The first known weather observations recorded at Jackson were taken on June 1, 1849 by female students of Mrs. Susan S. Oakley at the Oakland (Ladies) Institute. The observations were part of a Smithsonian Institution program. Weather observations from 1849 to 1931 were primarily taken by individual citizens as part of the Smithsonian, Army Medical Department, and Signal Service/Weather Bureau Cotton Region, Voluntary, and Cooperative Observing Programs, with the stations moving at relatively frequent intervals. Observations at Weather Bureau stations did not begin until 1931.
The first routine observations were taken at Hawkins Field beginning in 1931 when the Weather Bureau Airport Station was opened in Jackson. The Weather Bureau office was closed in June 1935 due to budget restrictions during the Depression era. During this time, aviation weather observations were taken at the airport by employees of the U.S. Department of Air Commerce (which later became the Commerce Department) and by cooperative observers. The Weather Bureau office reopened at Hawkins Field in Jackson in December.

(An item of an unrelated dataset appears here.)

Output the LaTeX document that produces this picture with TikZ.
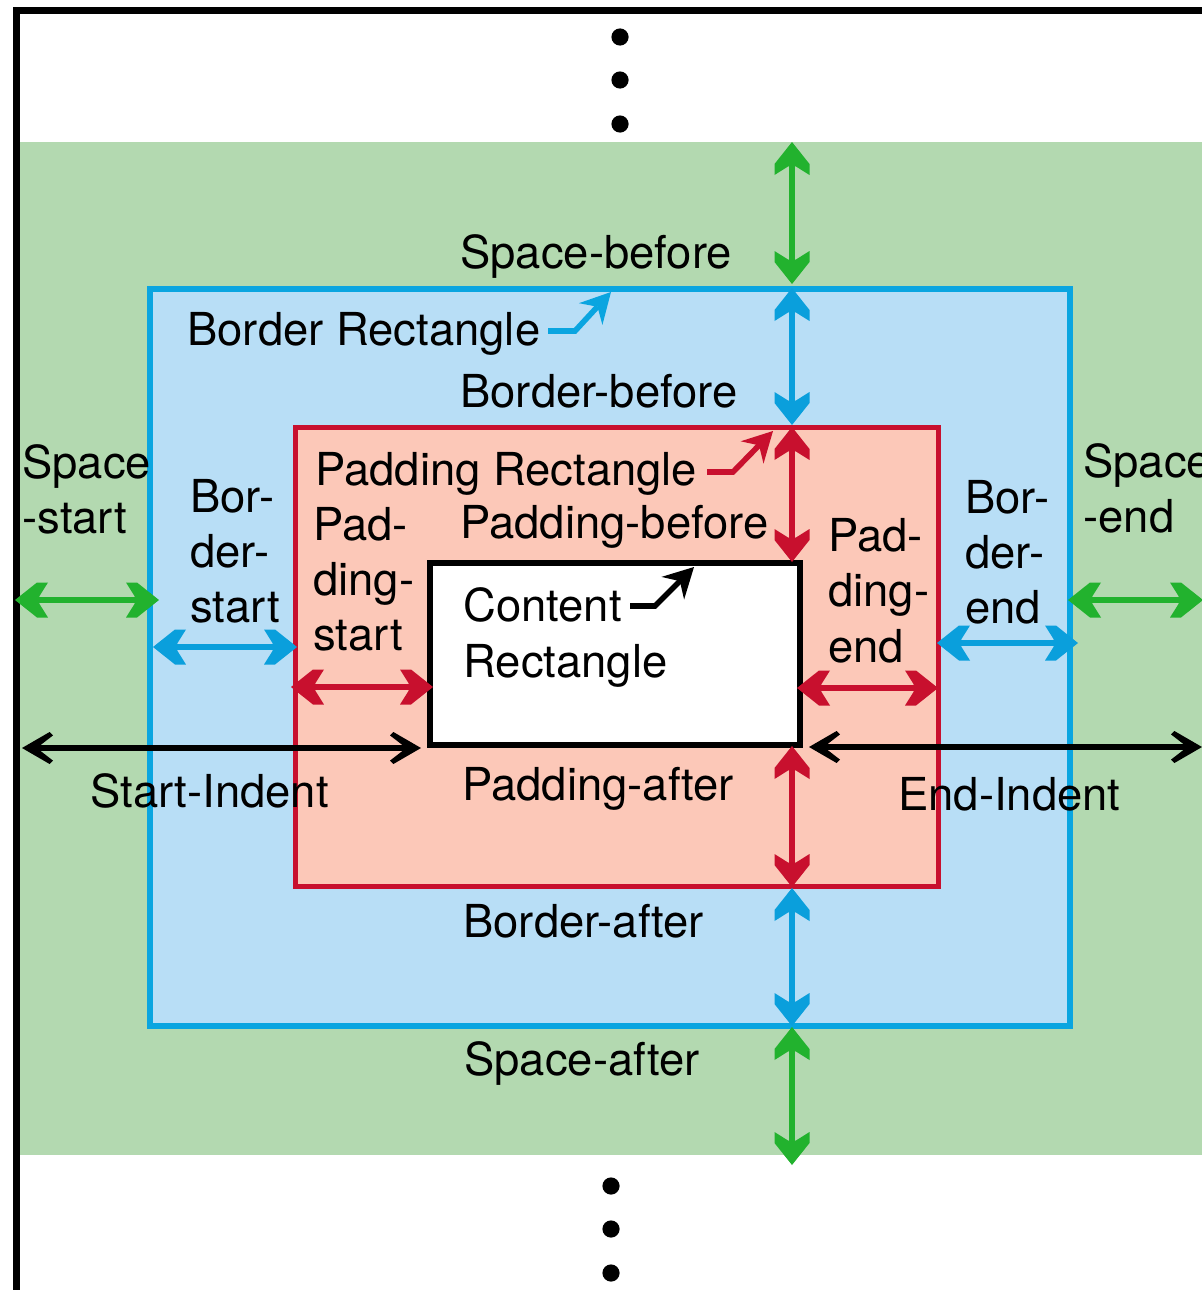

From the late 1930s into the 1950s, forecasts for Mississippi were issued from New Orleans, Louisiana while the Weather Bureau Airport Station in Jackson issued warnings for a smaller section of the state. On July 8, 1963, the Weather Bureau Office (WBO) was established in the terminal building of the Allen C. Thompson Field at the new Jackson Municipal Airport.
During the 1960s, forecasts for south Mississippi continued to be made from the forecast office in New Orleans, while forecasts for north Mississippi were made in Memphis, Tennessee. The Weather Bureau Airport Station at Jackson continued to take observations at Hawkins field while the Weather Bureau Office at Thompson Field issued local warnings and forecasts for the local area adapted from forecasts from New Orleans.
In July 1970, the name of the Weather Bureau was changed to the National Weather Service. The Jackson office became a Weather Service Office (WSO) and continued to issue local warnings and adaptive forecasts.
On April 1, 1972, the office in Jackson was charged with forecasting for much of the state of Mississippi and the name was changed to the National Weather Service Forecast Office (WSFO).

To provide more efficient warnings after the implementation of the new Doppler radar network, National Weather Service Forecast Offices were assigned responsibility for counties and parishes depending on radar coverage and distance and were designated as Warnings and Forecast Offices (WFO). For the first time, Jackson was assigned responsibility for counties and parishes outside of the state of Mississippi and became WFO Jackson. Areas transferred to the Jackson WFO office forecast area on April 4, 1995 included nine parishes in northeast Louisiana and two counties in southeast Arkansas, as well as most of the counties previously assigned to the former office of WSO Meridian and one from the former office of WSO Tupelo.  

Much of this history is comprised of information from research done by Mr. Murray W. Smith, prepared in 1949 and Gary Grice, prepared on 2006.